▶ _Exercise objective_:
Transcribe every entry word for word, but skip the images.

▶ _Dataset extract_:
-- start --

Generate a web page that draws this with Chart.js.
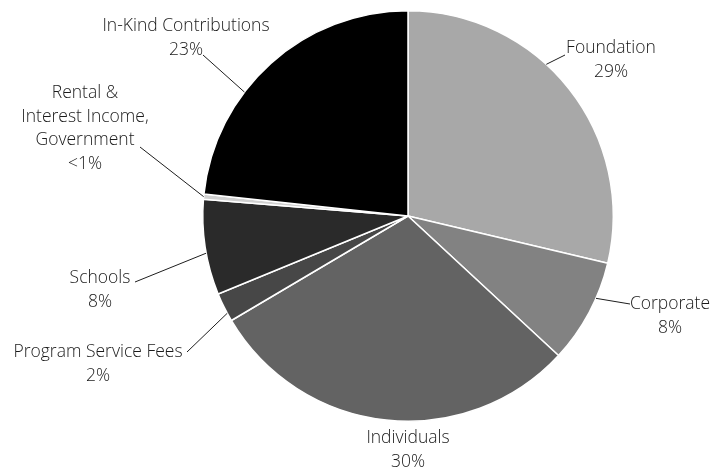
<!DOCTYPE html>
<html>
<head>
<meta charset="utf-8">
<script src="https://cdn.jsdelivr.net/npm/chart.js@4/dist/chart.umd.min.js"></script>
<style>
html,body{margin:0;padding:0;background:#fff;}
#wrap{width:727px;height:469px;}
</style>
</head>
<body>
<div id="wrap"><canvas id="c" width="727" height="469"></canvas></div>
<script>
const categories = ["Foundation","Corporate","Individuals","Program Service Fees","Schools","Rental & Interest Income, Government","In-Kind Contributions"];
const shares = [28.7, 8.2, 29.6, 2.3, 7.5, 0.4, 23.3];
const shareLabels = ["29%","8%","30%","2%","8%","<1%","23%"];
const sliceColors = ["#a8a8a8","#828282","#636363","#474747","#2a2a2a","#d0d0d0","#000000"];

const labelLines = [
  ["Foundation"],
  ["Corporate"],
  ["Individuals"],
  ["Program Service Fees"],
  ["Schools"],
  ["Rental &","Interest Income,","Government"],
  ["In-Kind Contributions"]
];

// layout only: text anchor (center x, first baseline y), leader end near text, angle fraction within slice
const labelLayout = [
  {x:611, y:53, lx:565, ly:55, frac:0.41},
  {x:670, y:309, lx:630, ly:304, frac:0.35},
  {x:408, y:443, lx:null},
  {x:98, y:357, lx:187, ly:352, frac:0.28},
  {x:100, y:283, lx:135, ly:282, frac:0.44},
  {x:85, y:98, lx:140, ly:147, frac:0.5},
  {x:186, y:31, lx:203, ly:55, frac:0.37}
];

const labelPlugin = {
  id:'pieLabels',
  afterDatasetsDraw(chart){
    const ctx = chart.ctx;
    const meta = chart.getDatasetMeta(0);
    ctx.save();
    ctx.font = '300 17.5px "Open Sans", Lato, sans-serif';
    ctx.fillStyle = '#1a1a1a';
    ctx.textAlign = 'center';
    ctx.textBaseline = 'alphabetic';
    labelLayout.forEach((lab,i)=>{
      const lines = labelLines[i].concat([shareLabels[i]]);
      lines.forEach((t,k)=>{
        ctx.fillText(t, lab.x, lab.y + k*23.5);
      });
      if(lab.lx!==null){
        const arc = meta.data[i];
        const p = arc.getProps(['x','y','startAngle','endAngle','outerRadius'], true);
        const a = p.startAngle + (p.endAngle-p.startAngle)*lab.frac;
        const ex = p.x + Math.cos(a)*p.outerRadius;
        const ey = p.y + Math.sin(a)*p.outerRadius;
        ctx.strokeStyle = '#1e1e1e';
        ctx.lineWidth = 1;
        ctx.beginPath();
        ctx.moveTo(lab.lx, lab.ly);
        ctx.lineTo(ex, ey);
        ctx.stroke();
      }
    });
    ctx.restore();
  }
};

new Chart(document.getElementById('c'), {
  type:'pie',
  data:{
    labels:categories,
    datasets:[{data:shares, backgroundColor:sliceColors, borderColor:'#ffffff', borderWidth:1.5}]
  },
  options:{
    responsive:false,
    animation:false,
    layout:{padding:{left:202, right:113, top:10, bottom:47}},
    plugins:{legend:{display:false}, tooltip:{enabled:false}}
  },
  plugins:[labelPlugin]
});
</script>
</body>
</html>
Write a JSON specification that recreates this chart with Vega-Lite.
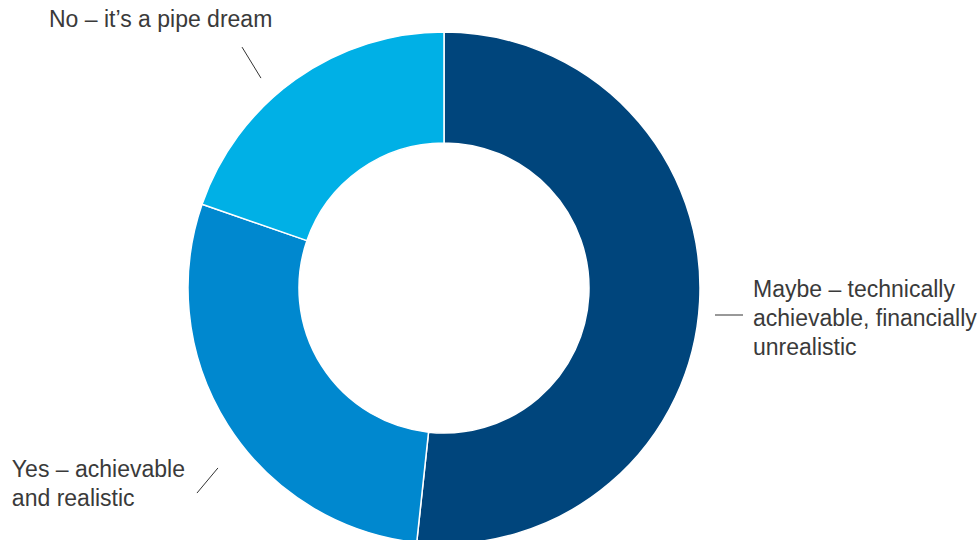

-- end --

▶ _Answer for this exercise_:
Generate a web page that draws this with Chart.js.
<!DOCTYPE html>
<html>
<head>
<meta charset="utf-8">
<script src="https://cdn.jsdelivr.net/npm/chart.js@4/dist/chart.umd.min.js"></script>
<style>
html,body{margin:0;padding:0;background:#fff;}
#wrap{width:727px;height:469px;}
</style>
</head>
<body>
<div id="wrap"><canvas id="c" width="727" height="469"></canvas></div>
<script>
const categories = ["Foundation","Corporate","Individuals","Program Service Fees","Schools","Rental & Interest Income, Government","In-Kind Contributions"];
const shares = [28.7, 8.2, 29.6, 2.3, 7.5, 0.4, 23.3];
const shareLabels = ["29%","8%","30%","2%","8%","<1%","23%"];
const sliceColors = ["#a8a8a8","#828282","#636363","#474747","#2a2a2a","#d0d0d0","#000000"];

const labelLines = [
  ["Foundation"],
  ["Corporate"],
  ["Individuals"],
  ["Program Service Fees"],
  ["Schools"],
  ["Rental &","Interest Income,","Government"],
  ["In-Kind Contributions"]
];

// layout only: text anchor (center x, first baseline y), leader end near text, angle fraction within slice
const labelLayout = [
  {x:611, y:53, lx:565, ly:55, frac:0.41},
  {x:670, y:309, lx:630, ly:304, frac:0.35},
  {x:408, y:443, lx:null},
  {x:98, y:357, lx:187, ly:352, frac:0.28},
  {x:100, y:283, lx:135, ly:282, frac:0.44},
  {x:85, y:98, lx:140, ly:147, frac:0.5},
  {x:186, y:31, lx:203, ly:55, frac:0.37}
];

const labelPlugin = {
  id:'pieLabels',
  afterDatasetsDraw(chart){
    const ctx = chart.ctx;
    const meta = chart.getDatasetMeta(0);
    ctx.save();
    ctx.font = '300 17.5px "Open Sans", Lato, sans-serif';
    ctx.fillStyle = '#1a1a1a';
    ctx.textAlign = 'center';
    ctx.textBaseline = 'alphabetic';
    labelLayout.forEach((lab,i)=>{
      const lines = labelLines[i].concat([shareLabels[i]]);
      lines.forEach((t,k)=>{
        ctx.fillText(t, lab.x, lab.y + k*23.5);
      });
      if(lab.lx!==null){
        const arc = meta.data[i];
        const p = arc.getProps(['x','y','startAngle','endAngle','outerRadius'], true);
        const a = p.startAngle + (p.endAngle-p.startAngle)*lab.frac;
        const ex = p.x + Math.cos(a)*p.outerRadius;
        const ey = p.y + Math.sin(a)*p.outerRadius;
        ctx.strokeStyle = '#1e1e1e';
        ctx.lineWidth = 1;
        ctx.beginPath();
        ctx.moveTo(lab.lx, lab.ly);
        ctx.lineTo(ex, ey);
        ctx.stroke();
      }
    });
    ctx.restore();
  }
};

new Chart(document.getElementById('c'), {
  type:'pie',
  data:{
    labels:categories,
    datasets:[{data:shares, backgroundColor:sliceColors, borderColor:'#ffffff', borderWidth:1.5}]
  },
  options:{
    responsive:false,
    animation:false,
    layout:{padding:{left:202, right:113, top:10, bottom:47}},
    plugins:{legend:{display:false}, tooltip:{enabled:false}}
  },
  plugins:[labelPlugin]
});
</script>
</body>
</html>
Write a JSON specification that recreates this chart with Vega-Lite.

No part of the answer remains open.